An additional area that ESG could help captives to manage is risk management, according to Aon. In its latest report on this area, published in November 2022, Aon highlighted the United Nations Environment Programme Principles for Sustainable Insurance (PSI). Endorsed by the UN secretary-general and leading insurance industry chief executive officers, the PSI serve as a global framework for the insurance industry to address ESG risks and opportunities and is a global initiative to strengthen the insurance industry’s contribution to building resilient, inclusive and sustainable communities and economies.

According to Aon, studies have highlighted how organisations that prioritise ESG and related sustainability initiatives achieve, on average, better corporate results.

“This is not surprising as the evidence shows that organisations with better managed risk achieve stronger outcomes than those that do not,” said the Aon report. “Similarly, organisations that more proactively manage ESG will, on average, have a more developed sense of the risk/reward dynamic associated with ESG metrics than those that do not.

“Captives can play a crucial role through establishing a framework to assess and measure the inherent risks that ESG introduces to the parent.
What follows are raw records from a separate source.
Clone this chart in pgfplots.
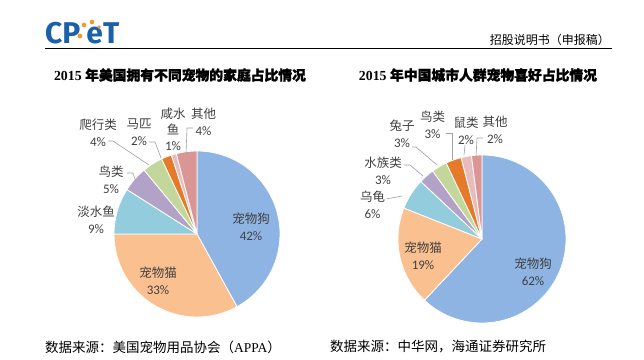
\documentclass[border=0pt]{standalone}
\usepackage{pgfplots}
\pgfplotsset{compat=1.18}
\usepackage{fontspec}
\setmainfont{Liberation Serif}
\newfontfamily\cjk{Noto Sans CJK SC}
\newfontfamily\cjkb[FakeBold=1.6]{Noto Sans CJK SC}
\newfontfamily\num{Carlito}
\newfontfamily\logofont{Fira Sans}
\definecolor{cdog}{RGB}{142,180,227}
\definecolor{ccat}{RGB}{250,192,144}
\definecolor{caqua}{RGB}{147,205,221}
\definecolor{cpurple}{RGB}{179,162,199}
\definecolor{cgreen}{RGB}{195,214,155}
\definecolor{corange}{RGB}{228,122,42}
\definecolor{cpink}{RGB}{232,188,188}
\definecolor{crose}{RGB}{217,150,148}
\definecolor{labgray}{RGB}{64,64,64}
\definecolor{leader}{RGB}{160,160,160}
\definecolor{logoblue}{RGB}{28,96,170}
\definecolor{logoorange}{RGB}{245,150,40}
\tikzset{plbl/.style={text=labgray, font=\fontsize{12.5}{17}\selectfont, align=center, inner sep=0pt}}

% draw a pie: centre x, centre y, radius (pt), list value/colour (clockwise from top)
\newcommand\drawpie[4]{%
  \gdef\piecum{90}%
  \foreach \v/\c in {#4}{%
    \pgfmathsetmacro\pa{\piecum}%
    \pgfmathsetmacro\pb{\piecum-3.6*\v}%
    \xdef\piecum{\pb}%
    \edef\temp{\noexpand\fill[\c, draw=white, line width=0.8pt, line join=round] (axis cs:#1,#2) -- ++(\pa:#3pt) arc[start angle=\pa, end angle=\pb, radius=#3pt] -- cycle;}%
    \temp
  }%
}
\newcommand\lbl[2]{{\cjk #1}\\{\num\fontsize{13}{17}\selectfont #2}}

\begin{document}
\begin{tikzpicture}
\begin{axis}[x=1pt, y=1pt, xmin=0, xmax=644, ymin=0, ymax=359,
  hide axis, clip=false]
\path (axis cs:0,0) rectangle (axis cs:644,359);

% header
\node[anchor=west, inner sep=0pt, font=\logofont\bfseries\fontsize{30}{30}\selectfont, text=logoblue] at (axis cs:45,326)
  {CP\hspace{6pt}eT};
\fill[logoorange] (axis cs:80,323) circle[radius=2.4pt];
\fill[logoorange] (axis cs:84,334) circle[radius=2.3pt];
\fill[logoorange] (axis cs:92,337) circle[radius=2.3pt];
\fill[logoorange] (axis cs:99,332) circle[radius=1.8pt];
\draw[black, line width=0.9pt] (axis cs:45,311) -- (axis cs:612,311);
\node[anchor=east, inner sep=0pt, text=black, font=\cjk\fontsize{12}{14}\selectfont] at (axis cs:610,319) {招股说明书（申报稿）};

% titles
\node[text=black, font=\fontsize{13.8}{15}\selectfont\bfseries] at (axis cs:180,284)
  {2015 {\cjkb 年美国拥有不同宠物的家庭占比情况}};
\node[text=black, font=\fontsize{13.8}{15}\selectfont\bfseries] at (axis cs:478,284)
  {2015 {\cjkb 年中国城市人群宠物喜好占比情况}};

% left pie: dog, cat, freshwater fish, birds, reptiles, horses, saltwater fish, other
\drawpie{197}{125}{83}{42/cdog, 33/ccat, 9/caqua, 5/cpurple, 4/cgreen, 2/corange, 1/cpink, 4/crose}
% right pie: dog, cat, turtles, aquarium, rabbits, birds, rodents, other
\drawpie{482}{120}{84}{62/cdog, 19/ccat, 6/caqua, 3/cpurple, 3/cgreen, 3/corange, 2/cpink, 2/crose}

% left leaders
\draw[leader, line width=0.6pt] (axis cs:127,186) -- (axis cs:133,186) -- (axis cs:136,177);
\draw[leader, line width=0.6pt] (axis cs:108,218) -- (axis cs:113,218) -- (axis cs:149,194);
\draw[leader, line width=0.6pt] (axis cs:149,217) -- (axis cs:155,217) -- (axis cs:161,201);
\draw[leader, line width=0.6pt] (axis cs:193,231) -- (axis cs:187,231) -- (axis cs:186,205);
% right leaders
\draw[leader, line width=0.6pt] (axis cs:386,160) -- (axis cs:402,163);
\draw[leader, line width=0.6pt] (axis cs:404,194) -- (axis cs:410,194) -- (axis cs:423,183);
\draw[leader, line width=0.6pt] (axis cs:412,212) -- (axis cs:416,212) -- (axis cs:437,194);
\draw[leader, line width=0.6pt] (axis cs:446,226) -- (axis cs:452,226) -- (axis cs:452,199);
\draw[leader, line width=0.6pt] (axis cs:465,214) -- (axis cs:464,204);
\draw[leader, line width=0.6pt] (axis cs:483,221) -- (axis cs:477,221) -- (axis cs:476,203);

% left labels
\node[plbl] at (axis cs:251,132.5) {\lbl{宠物狗}{42\%}};
\node[plbl] at (axis cs:158,78) {\lbl{宠物猫}{33\%}};
\node[plbl] at (axis cs:96,139.5) {\lbl{淡水鱼}{9\%}};
\node[plbl] at (axis cs:111,179.5) {\lbl{鸟类}{5\%}};
\node[plbl] at (axis cs:98,226.5) {\lbl{爬行类}{4\%}};
\node[plbl] at (axis cs:139,226.5) {\lbl{马匹}{2\%}};
\node[plbl, font=\fontsize{12.5}{16}\selectfont] at (axis cs:173,230) {{\cjk 咸水}\\{\cjk 鱼}\\{\num\fontsize{13}{16}\selectfont 1\%}};
\node[plbl] at (axis cs:203.5,237.5) {\lbl{其他}{4\%}};

% right labels
\node[plbl] at (axis cs:533,87.5) {\lbl{宠物狗}{62\%}};
\node[plbl] at (axis cs:423,103.5) {\lbl{宠物猫}{19\%}};
\node[plbl] at (axis cs:372.5,154) {\lbl{乌龟}{6\%}};
\node[plbl] at (axis cs:383,188) {\lbl{水族类}{3\%}};
\node[plbl] at (axis cs:402,225) {\lbl{兔子}{3\%}};
\node[plbl] at (axis cs:432.5,234) {\lbl{鸟类}{3\%}};
\node[plbl] at (axis cs:466,228.5) {\lbl{鼠类}{2\%}};
\node[plbl] at (axis cs:495,229.5) {\lbl{其他}{2\%}};

% sources
\node[anchor=west, inner sep=0pt, text=black, font=\fontsize{13.5}{15}\selectfont] at (axis cs:45,12)
  {{\cjk 数据来源：美国宠物用品协会（}APPA{\cjk ）}};
\node[anchor=west, inner sep=0pt, text=black, font=\cjk\fontsize{13.5}{15}\selectfont] at (axis cs:330,12)
  {数据来源：中华网，海通证券研究所};
\end{axis}
\end{tikzpicture}
\end{document}
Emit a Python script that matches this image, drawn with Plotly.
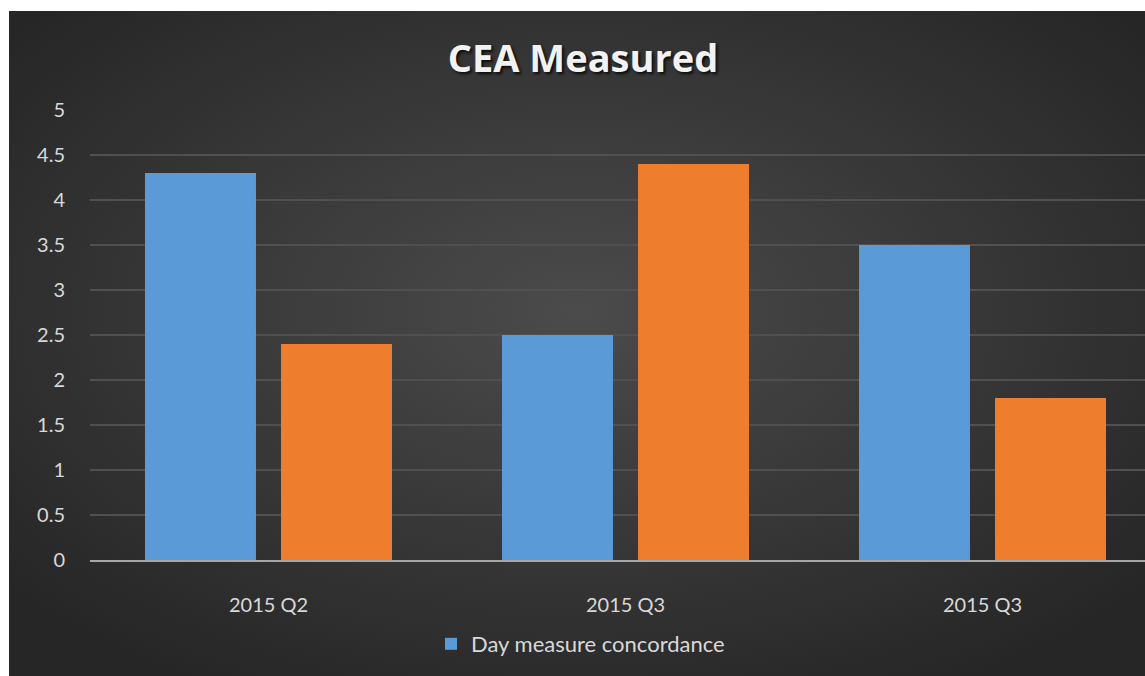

Although some of the risks associated with ESG are currently uninsurable, the risks typically present characteristics that would facilitate insurability, for example elements of the transition pathway could be de-risked, however without sufficient data, it is unlikely that insurers will offer coverage until sufficient experience is amassed. This is not uncommon for emerging risks.”

Aon said that ESG represents a combination of existing risks with new characteristics and new and novel risks in some cases. However, it added that embedding ESG in the captive strategy in some cases involves incorporation of new metrics and measurement techniques for existing risks. It is reasonable that the captive, as an expert underwriter for the parent organisation, should take a leading role in the inclusion of relevant new metrics in the risk assessment processes and apportion risk capital to these risks.

By using the captive as a means to apply underwriting discipline on the risks, the parent organisation can typically develop a better understanding of the underlying characteristics of the risk and begin the process of building a means to manage the inherent volatility through the application of insurance accounting principles, while also improving risk management and reporting practices.

“The captive has the potential to play an important role as an agent for behaviour change within the parent company and in some cases help accelerate much-needed transition pathways through the ability to apply risk management techniques,” the report said.